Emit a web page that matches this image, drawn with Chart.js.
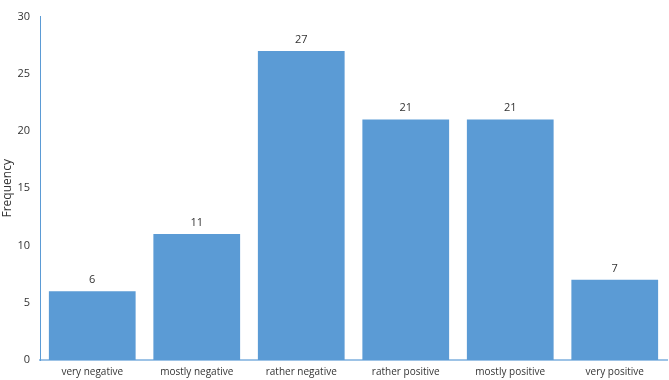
<!DOCTYPE html>
<html>
<head>
<meta charset="utf-8">
<script src="https://cdn.jsdelivr.net/npm/chart.js@4.4.0/dist/chart.umd.min.js"></script>
<style>
  html, body { margin: 0; padding: 0; background: #fff; }
  #wrap { width: 669px; height: 380px; }
</style>
</head>
<body>
<div id="wrap"><canvas id="chart"></canvas></div>
<script>
const categories = ["very negative", "mostly negative", "rather negative", "rather positive", "mostly positive", "very positive"];
const frequency = [6, 11, 27, 21, 21, 7];
const yTicks = [0, 5, 10, 15, 20, 25, 30];

// draw value labels above the bars
const valueLabels = {
    id: "valueLabels",
    afterDatasetsDraw(chart) {
        const ctx = chart.ctx;
        const meta = chart.getDatasetMeta(0);
        ctx.save();
        ctx.fillStyle = "#333";
        ctx.font = "11px 'Open Sans', sans-serif";
        ctx.textAlign = "center";
        ctx.textBaseline = "bottom";
        meta.data.forEach((bar, i) => {
            ctx.fillText(frequency[i], bar.x, bar.y - 6);
        });
        ctx.restore();
    }
};

new Chart(document.getElementById("chart"), {
    type: "bar",
    data: {
        labels: categories,
        datasets: [{
            data: frequency,
            backgroundColor: "#5B9BD5",
            barPercentage: 0.83,
            categoryPercentage: 1.0
        }]
    },
    options: {
        responsive: true,
        maintainAspectRatio: false,
        animation: false,
        layout: { padding: { top: 5, right: 2, left: 0, bottom: 0 } },
        plugins: {
            legend: { display: false },
            tooltip: { enabled: false }
        },
        scales: {
            x: {
                grid: { display: false, drawTicks: false },
                border: { color: "#9DC3E6", width: 2 },
                afterFit(axis) { axis.height = 20; },
                ticks: {
                    color: "#333",
                    font: { family: "'Open Sans', sans-serif", size: 10 },
                    padding: 6,
                    maxRotation: 0
                }
            },
            y: {
                min: 0,
                max: 30,
                afterBuildTicks(axis) {
                    axis.ticks = yTicks.map(v => ({ value: v }));
                },
                afterFit(axis) { axis.width = 40; },
                grid: { display: false, drawTicks: false },
                border: { color: "#5B9BD5", width: 1 },
                title: {
                    display: true,
                    text: "Frequency",
                    color: "#333",
                    font: { family: "'Open Sans', sans-serif", size: 12 },
                    padding: 0
                },
                ticks: {
                    color: "#333",
                    font: { family: "'Open Sans', sans-serif", size: 11 },
                    padding: 10
                }
            }
        }
    },
    plugins: [valueLabels]
});
</script>
</body>
</html>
■ ■ ■ ■ ■
**Problem requirements:** Write out the whole listing again, exactly, with no pictures.

**Completed exercise:**
Emit a web page that matches this image, drawn with Chart.js.
<!DOCTYPE html>
<html>
<head>
<meta charset="utf-8">
<script src="https://cdn.jsdelivr.net/npm/chart.js@4.4.0/dist/chart.umd.min.js"></script>
<style>
  html, body { margin: 0; padding: 0; background: #fff; }
  #wrap { width: 669px; height: 380px; }
</style>
</head>
<body>
<div id="wrap"><canvas id="chart"></canvas></div>
<script>
const categories = ["very negative", "mostly negative", "rather negative", "rather positive", "mostly positive", "very positive"];
const frequency = [6, 11, 27, 21, 21, 7];
const yTicks = [0, 5, 10, 15, 20, 25, 30];

// draw value labels above the bars
const valueLabels = {
    id: "valueLabels",
    afterDatasetsDraw(chart) {
        const ctx = chart.ctx;
        const meta = chart.getDatasetMeta(0);
        ctx.save();
        ctx.fillStyle = "#333";
        ctx.font = "11px 'Open Sans', sans-serif";
        ctx.textAlign = "center";
        ctx.textBaseline = "bottom";
        meta.data.forEach((bar, i) => {
            ctx.fillText(frequency[i], bar.x, bar.y - 6);
        });
        ctx.restore();
    }
};

new Chart(document.getElementById("chart"), {
    type: "bar",
    data: {
        labels: categories,
        datasets: [{
            data: frequency,
            backgroundColor: "#5B9BD5",
            barPercentage: 0.83,
            categoryPercentage: 1.0
        }]
    },
    options: {
        responsive: true,
        maintainAspectRatio: false,
        animation: false,
        layout: { padding: { top: 5, right: 2, left: 0, bottom: 0 } },
        plugins: {
            legend: { display: false },
            tooltip: { enabled: false }
        },
        scales: {
            x: {
                grid: { display: false, drawTicks: false },
                border: { color: "#9DC3E6", width: 2 },
                afterFit(axis) { axis.height = 20; },
                ticks: {
                    color: "#333",
                    font: { family: "'Open Sans', sans-serif", size: 10 },
                    padding: 6,
                    maxRotation: 0
                }
            },
            y: {
                min: 0,
                max: 30,
                afterBuildTicks(axis) {
                    axis.ticks = yTicks.map(v => ({ value: v }));
                },
                afterFit(axis) { axis.width = 40; },
                grid: { display: false, drawTicks: false },
                border: { color: "#5B9BD5", width: 1 },
                title: {
                    display: true,
                    text: "Frequency",
                    color: "#333",
                    font: { family: "'Open Sans', sans-serif", size: 12 },
                    padding: 0
                },
                ticks: {
                    color: "#333",
                    font: { family: "'Open Sans', sans-serif", size: 11 },
                    padding: 10
                }
            }
        }
    },
    plugins: [valueLabels]
});
</script>
</body>
</html>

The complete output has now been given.